## EXERCISE INSTRUCTIONS
Lines with "Give me the" and "import pandas as pd" mark the range, both included. Reproduce exactly that stretch, without pictures.

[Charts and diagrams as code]
▼▼▼

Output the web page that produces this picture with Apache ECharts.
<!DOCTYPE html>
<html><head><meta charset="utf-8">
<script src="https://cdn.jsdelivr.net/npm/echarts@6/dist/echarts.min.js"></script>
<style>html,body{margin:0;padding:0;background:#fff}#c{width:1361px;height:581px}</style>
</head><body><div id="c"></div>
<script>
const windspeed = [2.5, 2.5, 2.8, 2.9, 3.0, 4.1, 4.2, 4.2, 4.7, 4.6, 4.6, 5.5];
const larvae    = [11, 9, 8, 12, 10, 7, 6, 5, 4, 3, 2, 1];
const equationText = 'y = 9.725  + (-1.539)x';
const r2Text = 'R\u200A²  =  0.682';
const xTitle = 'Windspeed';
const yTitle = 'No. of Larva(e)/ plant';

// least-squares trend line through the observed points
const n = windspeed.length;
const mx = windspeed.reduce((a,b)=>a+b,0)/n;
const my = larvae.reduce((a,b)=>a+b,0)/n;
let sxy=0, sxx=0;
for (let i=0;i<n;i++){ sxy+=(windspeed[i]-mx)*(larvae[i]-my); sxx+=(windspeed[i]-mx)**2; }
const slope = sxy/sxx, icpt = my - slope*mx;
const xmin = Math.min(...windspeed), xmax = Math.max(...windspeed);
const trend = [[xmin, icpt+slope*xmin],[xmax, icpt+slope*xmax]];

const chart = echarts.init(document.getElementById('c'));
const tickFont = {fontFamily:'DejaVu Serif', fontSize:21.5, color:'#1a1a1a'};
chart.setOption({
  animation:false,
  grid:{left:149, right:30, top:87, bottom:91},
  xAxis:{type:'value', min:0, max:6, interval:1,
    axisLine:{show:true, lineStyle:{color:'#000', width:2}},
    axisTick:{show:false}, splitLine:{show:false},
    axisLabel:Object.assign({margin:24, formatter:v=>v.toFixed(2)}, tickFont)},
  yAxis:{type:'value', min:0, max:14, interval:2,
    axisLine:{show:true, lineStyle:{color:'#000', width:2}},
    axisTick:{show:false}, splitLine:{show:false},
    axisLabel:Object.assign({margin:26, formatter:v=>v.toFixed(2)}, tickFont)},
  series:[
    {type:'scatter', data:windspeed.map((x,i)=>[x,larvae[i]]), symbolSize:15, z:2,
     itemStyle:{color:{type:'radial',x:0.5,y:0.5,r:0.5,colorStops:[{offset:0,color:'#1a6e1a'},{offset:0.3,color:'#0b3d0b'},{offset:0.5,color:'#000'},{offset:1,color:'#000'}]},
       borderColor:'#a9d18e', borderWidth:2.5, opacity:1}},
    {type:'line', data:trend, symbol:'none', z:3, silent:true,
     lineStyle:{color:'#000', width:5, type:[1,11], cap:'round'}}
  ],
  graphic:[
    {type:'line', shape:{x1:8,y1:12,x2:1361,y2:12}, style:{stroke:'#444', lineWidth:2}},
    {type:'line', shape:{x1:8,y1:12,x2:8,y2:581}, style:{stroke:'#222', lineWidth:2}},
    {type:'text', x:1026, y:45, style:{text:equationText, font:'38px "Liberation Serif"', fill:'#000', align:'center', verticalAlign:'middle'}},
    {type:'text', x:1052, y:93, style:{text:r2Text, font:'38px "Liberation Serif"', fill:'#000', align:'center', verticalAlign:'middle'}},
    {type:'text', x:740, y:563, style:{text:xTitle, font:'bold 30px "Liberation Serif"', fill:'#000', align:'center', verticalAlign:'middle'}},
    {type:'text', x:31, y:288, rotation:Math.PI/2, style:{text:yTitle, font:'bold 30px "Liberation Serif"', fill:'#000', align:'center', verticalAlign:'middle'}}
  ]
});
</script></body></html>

▲▲▲
▼▼▼

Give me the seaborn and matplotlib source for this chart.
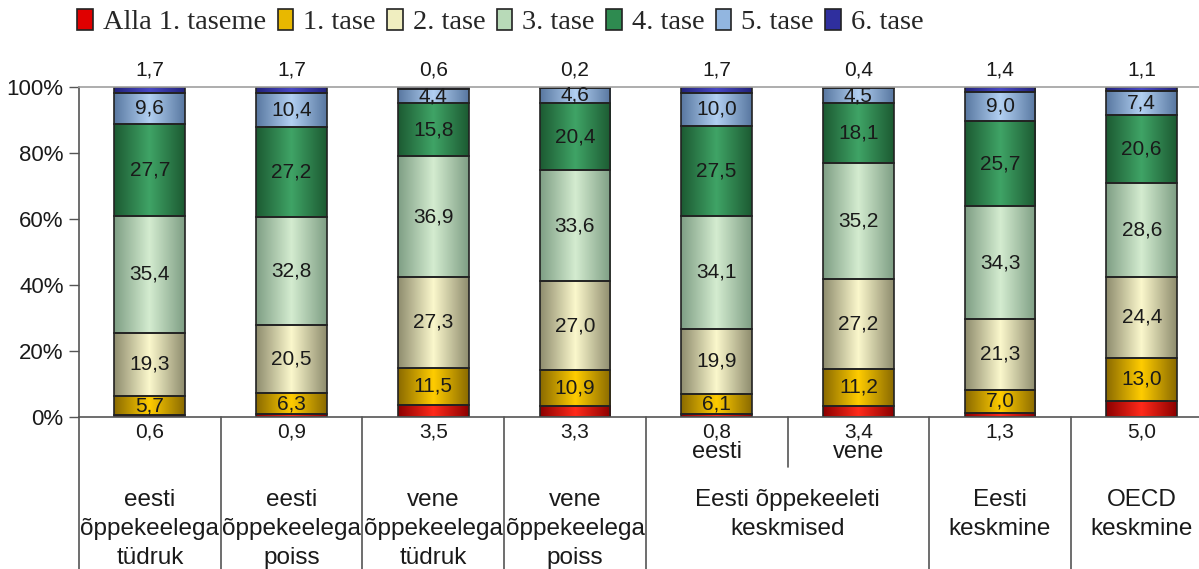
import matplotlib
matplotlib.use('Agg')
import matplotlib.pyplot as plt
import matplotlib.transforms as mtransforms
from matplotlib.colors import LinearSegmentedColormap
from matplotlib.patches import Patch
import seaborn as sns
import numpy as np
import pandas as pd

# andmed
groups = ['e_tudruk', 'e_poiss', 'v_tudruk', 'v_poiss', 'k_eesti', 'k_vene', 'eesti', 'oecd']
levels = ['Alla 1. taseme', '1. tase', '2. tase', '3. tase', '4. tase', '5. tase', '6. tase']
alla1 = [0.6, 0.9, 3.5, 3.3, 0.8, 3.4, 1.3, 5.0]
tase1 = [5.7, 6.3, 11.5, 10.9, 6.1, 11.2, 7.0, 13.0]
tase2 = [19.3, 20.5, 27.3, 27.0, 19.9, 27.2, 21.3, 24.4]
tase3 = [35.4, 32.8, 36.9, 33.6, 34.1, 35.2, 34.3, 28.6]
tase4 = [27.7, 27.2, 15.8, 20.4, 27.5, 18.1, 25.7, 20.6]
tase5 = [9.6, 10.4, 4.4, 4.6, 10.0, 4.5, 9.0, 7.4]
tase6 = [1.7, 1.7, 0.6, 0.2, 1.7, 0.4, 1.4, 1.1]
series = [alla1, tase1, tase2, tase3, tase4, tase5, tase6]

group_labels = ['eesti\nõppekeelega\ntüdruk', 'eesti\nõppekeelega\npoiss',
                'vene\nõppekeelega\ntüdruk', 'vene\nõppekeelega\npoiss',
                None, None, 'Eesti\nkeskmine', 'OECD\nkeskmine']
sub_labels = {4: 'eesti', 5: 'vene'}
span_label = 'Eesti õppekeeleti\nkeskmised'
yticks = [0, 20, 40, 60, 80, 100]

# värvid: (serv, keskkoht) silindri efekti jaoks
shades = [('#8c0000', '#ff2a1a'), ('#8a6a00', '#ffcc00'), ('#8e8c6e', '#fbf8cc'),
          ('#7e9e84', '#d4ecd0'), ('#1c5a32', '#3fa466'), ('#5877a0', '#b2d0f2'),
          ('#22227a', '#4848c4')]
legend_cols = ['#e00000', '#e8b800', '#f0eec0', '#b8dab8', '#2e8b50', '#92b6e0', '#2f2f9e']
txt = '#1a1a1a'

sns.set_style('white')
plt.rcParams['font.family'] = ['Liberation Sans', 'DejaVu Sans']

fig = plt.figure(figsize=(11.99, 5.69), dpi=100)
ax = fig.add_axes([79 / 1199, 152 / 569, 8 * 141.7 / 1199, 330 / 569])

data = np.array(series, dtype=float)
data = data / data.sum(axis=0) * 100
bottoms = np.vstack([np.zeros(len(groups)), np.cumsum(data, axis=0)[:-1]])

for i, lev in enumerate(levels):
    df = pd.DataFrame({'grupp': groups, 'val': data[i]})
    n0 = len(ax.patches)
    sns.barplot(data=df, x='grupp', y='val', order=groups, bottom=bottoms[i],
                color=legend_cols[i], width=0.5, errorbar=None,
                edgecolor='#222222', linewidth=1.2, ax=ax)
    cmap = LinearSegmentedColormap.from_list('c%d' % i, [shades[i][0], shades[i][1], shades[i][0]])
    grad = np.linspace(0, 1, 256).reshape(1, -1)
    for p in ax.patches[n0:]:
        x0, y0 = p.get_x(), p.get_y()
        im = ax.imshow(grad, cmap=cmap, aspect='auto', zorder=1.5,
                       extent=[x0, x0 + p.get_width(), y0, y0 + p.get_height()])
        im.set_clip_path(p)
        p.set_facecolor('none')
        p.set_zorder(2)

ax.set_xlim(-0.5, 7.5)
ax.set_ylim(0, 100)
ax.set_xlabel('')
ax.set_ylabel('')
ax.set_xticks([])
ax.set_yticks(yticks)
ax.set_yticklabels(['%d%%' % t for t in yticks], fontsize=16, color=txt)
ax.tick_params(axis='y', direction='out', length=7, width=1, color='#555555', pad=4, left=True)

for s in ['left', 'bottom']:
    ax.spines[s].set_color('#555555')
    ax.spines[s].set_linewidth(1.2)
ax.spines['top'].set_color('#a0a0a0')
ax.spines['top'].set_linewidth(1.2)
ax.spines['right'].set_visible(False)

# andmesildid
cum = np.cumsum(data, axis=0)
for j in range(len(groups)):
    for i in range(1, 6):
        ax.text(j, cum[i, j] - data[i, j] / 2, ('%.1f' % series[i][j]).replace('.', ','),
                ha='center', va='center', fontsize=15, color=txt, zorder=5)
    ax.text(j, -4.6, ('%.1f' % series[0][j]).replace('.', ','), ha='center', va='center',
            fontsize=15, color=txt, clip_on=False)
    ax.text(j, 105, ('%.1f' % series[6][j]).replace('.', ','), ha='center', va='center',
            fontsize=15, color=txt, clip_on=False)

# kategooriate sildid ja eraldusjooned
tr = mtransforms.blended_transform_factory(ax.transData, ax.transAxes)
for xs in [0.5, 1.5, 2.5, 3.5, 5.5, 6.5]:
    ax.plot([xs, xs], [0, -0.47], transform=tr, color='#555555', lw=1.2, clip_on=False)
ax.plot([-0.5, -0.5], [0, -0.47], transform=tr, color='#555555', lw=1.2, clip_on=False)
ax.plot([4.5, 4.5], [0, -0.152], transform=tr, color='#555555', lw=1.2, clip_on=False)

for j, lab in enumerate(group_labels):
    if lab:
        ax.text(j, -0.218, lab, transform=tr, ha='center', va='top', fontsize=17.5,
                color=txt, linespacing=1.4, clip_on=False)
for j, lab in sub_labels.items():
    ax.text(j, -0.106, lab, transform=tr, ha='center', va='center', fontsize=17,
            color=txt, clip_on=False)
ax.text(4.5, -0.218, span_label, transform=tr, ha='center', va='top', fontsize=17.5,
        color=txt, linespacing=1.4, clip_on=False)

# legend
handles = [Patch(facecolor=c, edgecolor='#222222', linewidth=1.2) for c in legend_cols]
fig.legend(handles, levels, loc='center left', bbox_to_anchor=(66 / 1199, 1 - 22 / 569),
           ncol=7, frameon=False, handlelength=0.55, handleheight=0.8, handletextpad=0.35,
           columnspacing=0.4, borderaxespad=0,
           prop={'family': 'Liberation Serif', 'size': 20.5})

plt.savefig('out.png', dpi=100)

▲▲▲

## CORRECT RESPONSE
Give me the seaborn and matplotlib source for this chart.
import matplotlib
matplotlib.use('Agg')
import matplotlib.pyplot as plt
import matplotlib.transforms as mtransforms
from matplotlib.colors import LinearSegmentedColormap
from matplotlib.patches import Patch
import seaborn as sns
import numpy as np
import pandas as pd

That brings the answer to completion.